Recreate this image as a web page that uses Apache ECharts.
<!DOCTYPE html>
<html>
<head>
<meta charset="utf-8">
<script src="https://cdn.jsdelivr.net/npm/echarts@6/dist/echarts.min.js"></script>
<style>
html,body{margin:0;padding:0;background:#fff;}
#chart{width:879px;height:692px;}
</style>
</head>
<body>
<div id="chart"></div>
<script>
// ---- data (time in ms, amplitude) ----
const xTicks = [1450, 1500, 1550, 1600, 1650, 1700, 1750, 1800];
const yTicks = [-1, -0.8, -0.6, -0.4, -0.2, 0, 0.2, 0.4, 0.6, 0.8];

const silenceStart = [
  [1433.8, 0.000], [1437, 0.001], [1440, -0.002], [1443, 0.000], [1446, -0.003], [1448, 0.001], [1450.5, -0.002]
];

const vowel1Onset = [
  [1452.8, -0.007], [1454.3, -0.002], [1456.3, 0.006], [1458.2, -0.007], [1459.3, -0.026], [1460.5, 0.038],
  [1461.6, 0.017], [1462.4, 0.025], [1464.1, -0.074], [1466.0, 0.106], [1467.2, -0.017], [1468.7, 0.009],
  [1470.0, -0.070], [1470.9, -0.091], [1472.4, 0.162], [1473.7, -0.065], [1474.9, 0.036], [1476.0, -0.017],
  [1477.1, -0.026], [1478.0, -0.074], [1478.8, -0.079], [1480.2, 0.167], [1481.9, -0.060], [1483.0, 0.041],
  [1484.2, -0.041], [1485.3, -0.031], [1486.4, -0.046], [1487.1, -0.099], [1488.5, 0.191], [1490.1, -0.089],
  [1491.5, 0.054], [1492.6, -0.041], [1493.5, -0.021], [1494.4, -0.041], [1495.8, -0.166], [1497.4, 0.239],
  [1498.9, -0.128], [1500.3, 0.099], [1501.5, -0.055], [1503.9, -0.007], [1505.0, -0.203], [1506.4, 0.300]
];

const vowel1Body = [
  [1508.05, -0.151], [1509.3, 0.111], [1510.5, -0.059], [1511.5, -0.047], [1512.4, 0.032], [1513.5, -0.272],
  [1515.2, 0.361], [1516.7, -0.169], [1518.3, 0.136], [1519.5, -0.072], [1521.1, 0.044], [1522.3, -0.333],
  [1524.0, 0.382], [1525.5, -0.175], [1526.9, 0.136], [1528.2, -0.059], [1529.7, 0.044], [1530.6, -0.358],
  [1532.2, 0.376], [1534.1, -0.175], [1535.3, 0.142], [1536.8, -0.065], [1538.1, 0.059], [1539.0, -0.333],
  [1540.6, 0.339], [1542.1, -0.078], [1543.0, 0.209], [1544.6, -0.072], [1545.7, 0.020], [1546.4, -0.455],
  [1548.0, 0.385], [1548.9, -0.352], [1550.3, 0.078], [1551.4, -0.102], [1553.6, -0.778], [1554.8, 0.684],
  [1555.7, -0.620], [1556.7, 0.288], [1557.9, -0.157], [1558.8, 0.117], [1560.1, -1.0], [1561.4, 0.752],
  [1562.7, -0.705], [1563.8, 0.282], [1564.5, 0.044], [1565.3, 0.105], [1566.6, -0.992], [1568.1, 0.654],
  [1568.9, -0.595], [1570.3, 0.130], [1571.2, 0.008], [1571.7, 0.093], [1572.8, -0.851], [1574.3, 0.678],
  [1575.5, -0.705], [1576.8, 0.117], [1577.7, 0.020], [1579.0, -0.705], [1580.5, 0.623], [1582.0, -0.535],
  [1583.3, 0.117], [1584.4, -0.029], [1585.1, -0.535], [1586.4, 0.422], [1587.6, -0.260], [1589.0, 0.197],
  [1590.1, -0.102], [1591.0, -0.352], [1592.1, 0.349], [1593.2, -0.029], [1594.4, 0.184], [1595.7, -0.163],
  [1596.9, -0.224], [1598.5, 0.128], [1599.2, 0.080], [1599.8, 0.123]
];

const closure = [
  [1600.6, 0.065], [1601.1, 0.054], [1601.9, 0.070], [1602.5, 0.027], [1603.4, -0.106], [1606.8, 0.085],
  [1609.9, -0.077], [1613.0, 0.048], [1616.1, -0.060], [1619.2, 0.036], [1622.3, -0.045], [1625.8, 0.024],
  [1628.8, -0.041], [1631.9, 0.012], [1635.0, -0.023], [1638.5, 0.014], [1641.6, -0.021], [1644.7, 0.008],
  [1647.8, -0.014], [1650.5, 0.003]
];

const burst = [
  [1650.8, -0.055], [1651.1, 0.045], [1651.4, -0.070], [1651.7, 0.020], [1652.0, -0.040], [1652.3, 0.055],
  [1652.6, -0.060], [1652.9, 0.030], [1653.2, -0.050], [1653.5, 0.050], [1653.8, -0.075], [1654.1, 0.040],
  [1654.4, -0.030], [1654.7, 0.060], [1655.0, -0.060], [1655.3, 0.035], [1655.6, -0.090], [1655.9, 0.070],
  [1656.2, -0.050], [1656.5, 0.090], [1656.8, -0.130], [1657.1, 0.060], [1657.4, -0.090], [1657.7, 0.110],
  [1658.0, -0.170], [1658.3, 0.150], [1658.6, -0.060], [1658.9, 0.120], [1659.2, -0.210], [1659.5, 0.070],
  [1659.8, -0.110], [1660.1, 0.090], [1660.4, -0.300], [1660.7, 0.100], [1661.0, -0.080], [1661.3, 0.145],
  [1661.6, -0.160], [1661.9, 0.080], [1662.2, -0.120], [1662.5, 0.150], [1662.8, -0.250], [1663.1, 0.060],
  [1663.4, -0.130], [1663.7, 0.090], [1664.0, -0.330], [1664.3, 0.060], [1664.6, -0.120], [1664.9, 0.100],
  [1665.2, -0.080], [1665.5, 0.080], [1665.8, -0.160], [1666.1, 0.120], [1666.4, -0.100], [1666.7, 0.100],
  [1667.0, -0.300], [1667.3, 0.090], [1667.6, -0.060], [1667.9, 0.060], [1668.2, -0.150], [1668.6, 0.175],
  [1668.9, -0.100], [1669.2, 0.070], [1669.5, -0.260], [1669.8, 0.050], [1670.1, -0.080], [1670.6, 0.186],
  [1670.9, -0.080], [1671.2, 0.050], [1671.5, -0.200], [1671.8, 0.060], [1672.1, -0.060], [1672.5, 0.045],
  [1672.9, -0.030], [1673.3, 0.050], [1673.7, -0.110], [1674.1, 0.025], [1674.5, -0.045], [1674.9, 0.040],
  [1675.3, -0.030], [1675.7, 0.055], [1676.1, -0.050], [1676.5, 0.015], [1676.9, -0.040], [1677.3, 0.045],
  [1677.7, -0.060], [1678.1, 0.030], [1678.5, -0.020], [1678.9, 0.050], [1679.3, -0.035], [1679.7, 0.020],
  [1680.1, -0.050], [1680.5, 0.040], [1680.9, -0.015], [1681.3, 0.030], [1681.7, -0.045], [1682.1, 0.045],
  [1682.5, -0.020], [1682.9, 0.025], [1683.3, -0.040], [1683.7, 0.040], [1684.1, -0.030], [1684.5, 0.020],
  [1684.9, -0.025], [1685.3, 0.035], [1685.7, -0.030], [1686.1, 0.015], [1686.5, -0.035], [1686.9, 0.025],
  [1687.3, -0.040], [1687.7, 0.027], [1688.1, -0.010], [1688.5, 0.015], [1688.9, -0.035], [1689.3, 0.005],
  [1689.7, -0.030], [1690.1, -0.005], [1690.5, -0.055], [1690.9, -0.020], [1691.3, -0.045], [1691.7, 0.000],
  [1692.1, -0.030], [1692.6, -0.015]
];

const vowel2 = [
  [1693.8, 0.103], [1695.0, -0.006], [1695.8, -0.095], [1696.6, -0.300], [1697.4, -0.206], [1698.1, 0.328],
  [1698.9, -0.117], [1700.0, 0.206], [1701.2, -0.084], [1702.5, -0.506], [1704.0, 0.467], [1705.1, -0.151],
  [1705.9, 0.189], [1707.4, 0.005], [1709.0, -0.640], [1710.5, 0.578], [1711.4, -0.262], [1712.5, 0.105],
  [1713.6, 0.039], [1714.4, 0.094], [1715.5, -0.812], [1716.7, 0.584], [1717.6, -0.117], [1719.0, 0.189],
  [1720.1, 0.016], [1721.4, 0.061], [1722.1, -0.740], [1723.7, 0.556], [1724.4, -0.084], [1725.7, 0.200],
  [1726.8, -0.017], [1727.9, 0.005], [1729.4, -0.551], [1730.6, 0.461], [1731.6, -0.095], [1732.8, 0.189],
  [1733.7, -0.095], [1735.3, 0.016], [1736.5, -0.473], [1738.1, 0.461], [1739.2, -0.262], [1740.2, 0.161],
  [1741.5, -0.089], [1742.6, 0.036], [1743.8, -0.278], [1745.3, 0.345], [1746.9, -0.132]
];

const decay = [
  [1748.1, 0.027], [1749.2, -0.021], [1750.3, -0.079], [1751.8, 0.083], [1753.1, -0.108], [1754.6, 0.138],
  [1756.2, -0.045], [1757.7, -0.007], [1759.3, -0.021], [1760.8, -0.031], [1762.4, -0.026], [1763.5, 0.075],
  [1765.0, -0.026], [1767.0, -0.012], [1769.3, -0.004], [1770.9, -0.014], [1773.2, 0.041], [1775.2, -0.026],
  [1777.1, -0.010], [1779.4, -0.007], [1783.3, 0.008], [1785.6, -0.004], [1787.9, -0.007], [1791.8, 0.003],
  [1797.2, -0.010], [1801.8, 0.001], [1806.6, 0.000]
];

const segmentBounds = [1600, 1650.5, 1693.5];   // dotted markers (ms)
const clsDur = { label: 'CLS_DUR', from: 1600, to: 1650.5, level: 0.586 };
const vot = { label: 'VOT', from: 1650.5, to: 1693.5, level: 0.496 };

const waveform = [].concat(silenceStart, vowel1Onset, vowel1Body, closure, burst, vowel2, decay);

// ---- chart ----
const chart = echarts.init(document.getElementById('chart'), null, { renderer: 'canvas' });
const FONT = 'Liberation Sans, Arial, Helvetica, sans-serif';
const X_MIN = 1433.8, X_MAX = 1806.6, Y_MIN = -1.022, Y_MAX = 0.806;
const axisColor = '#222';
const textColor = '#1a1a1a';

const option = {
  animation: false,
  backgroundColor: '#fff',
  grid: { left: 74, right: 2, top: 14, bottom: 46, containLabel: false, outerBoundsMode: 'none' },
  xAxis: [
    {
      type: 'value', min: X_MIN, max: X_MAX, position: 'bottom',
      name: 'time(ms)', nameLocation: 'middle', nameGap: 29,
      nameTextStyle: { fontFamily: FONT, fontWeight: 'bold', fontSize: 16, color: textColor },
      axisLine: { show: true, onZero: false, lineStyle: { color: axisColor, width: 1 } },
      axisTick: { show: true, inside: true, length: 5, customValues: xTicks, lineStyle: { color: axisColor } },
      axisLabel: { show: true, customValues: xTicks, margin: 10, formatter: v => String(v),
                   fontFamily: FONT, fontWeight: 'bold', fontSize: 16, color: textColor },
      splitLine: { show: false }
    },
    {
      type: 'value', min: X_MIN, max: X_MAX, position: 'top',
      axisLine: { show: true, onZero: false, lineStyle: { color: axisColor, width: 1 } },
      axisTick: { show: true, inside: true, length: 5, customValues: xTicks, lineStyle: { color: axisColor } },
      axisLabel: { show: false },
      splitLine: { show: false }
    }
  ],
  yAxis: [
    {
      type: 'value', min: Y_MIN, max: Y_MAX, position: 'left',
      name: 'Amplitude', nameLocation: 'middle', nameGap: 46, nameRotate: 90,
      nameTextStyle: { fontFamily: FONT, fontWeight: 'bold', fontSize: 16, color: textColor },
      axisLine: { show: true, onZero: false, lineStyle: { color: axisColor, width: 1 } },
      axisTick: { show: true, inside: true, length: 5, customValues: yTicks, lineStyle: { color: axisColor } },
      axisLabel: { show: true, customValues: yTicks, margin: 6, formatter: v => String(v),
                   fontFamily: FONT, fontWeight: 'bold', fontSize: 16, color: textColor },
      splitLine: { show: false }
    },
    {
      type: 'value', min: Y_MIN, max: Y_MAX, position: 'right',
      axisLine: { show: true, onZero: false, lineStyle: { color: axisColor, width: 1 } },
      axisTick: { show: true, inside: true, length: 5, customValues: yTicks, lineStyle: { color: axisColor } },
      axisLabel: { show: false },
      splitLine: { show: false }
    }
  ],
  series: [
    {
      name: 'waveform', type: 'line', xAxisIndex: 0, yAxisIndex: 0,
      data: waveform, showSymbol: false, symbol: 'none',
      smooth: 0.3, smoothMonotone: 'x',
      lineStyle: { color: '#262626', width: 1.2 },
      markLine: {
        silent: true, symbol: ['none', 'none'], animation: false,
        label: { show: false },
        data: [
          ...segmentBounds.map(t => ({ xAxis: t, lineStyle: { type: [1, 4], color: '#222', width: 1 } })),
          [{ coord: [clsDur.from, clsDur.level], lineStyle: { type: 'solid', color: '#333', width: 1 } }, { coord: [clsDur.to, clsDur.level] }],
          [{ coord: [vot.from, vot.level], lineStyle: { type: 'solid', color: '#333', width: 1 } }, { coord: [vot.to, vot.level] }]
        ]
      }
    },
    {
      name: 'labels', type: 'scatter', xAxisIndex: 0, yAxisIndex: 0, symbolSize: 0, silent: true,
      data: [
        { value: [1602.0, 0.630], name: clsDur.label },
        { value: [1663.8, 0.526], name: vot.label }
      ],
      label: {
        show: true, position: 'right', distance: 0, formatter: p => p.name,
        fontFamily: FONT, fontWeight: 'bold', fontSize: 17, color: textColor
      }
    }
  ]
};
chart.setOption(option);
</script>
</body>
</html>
---
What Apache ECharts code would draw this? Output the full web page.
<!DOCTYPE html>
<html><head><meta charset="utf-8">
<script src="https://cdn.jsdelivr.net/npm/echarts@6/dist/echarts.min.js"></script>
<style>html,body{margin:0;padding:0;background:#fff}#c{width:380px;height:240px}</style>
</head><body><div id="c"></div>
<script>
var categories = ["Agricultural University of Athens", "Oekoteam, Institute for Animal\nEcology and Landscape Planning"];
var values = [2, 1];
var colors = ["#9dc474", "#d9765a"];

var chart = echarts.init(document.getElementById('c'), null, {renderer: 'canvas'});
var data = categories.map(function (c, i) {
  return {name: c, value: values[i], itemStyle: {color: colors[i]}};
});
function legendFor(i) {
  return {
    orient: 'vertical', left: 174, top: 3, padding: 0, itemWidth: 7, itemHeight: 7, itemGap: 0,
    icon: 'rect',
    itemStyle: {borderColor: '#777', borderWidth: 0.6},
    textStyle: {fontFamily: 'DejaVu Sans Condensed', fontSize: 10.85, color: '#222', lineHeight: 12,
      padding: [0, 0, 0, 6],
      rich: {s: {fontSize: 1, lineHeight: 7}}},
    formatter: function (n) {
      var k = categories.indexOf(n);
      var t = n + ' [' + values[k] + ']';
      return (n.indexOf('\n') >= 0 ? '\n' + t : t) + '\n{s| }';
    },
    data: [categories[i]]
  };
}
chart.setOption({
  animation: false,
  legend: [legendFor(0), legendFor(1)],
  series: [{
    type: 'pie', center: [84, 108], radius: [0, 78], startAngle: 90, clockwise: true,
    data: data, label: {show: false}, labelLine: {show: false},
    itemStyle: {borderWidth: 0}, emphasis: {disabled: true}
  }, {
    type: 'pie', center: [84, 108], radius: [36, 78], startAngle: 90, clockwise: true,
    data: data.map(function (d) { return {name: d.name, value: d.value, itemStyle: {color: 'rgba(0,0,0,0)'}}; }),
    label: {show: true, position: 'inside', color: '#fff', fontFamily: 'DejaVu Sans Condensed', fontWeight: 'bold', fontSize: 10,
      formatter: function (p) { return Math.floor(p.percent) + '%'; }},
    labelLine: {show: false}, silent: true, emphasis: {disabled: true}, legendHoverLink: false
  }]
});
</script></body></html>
---
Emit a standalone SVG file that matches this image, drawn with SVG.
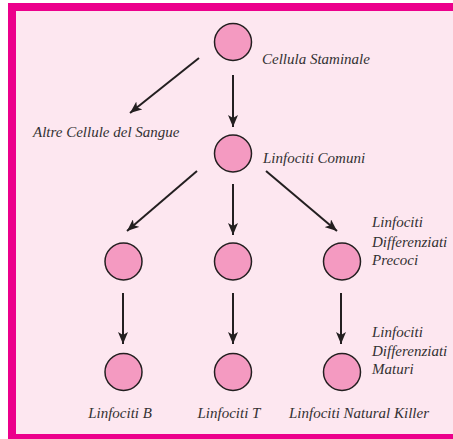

#### INSTRUCTION:
Gather every line from the listing above in which the word "page" appears.

#### ANSWER TO THIS EXERCISE:
Recreate this image as a web page that uses Apache ECharts.
What Apache ECharts code would draw this? Output the full web page.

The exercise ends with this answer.